Veresen, which will continue to trade independently until the deal closes, reported first-quarter net income attributable to common shares of $47 million ($0.15 per share), up from $7 million ($0.02 per share) in 2016. Distributable cash was $104 million ($0.33 per share) compared to $81 million ($0.27 per share) last year.
The deal “represents an ideal opportunity to continue building on our respective low-risk, long-term, fee-for-service business models while growing and substantially diversifying our respective asset bases,” said Pembina chairman Randy Findlay. “The combined platform offers compelling customer service offering enhancements, as well as integration and investment potential, exceeding what we could do individually.”

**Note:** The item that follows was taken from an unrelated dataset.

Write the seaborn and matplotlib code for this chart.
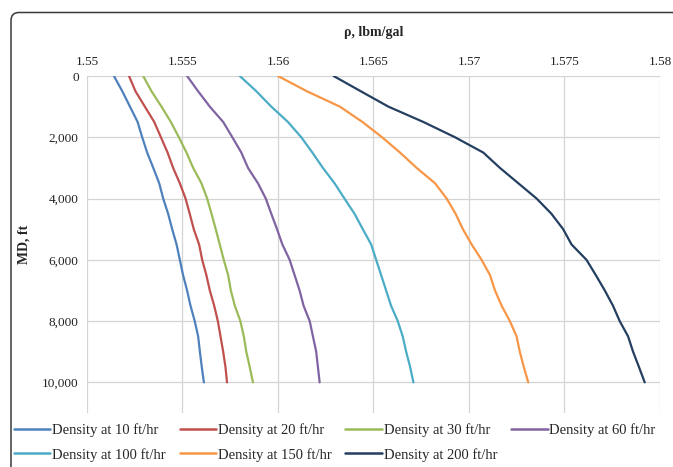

He said that once the deal is complete, Pembina would increase its dividend by 5.9 per cent. The stock currently pays $0.17 per quarter ($2.04 per year) to yield 4.7 per cent at the current price.
NEXT: What to do now?
What to do now?
Pembina shareholders should hold their positions and add to them on any weakness. The merged company looks like a very attractive long-term investment, with dividends expected to steadily increase.
Veresen investors have a decision to make, as follows.
Sell now. Depending on when you bought, you should exit with a significant capital gain. This will be taxable in non-registered accounts.
Take cash at closing. If you take the cash offer of $18.65 a share, you will avoid paying a sales commission. You will also receive monthly dividends of $0.0833 per share until the closing date.
Exchange shares for Pembina stock. This would be my preferred option. I like the prospects for the combined company going forward and I believe it will continue to reward shareholders with steady dividend increases and respectable capital gains.
Discuss these options with your financial advisor before acting.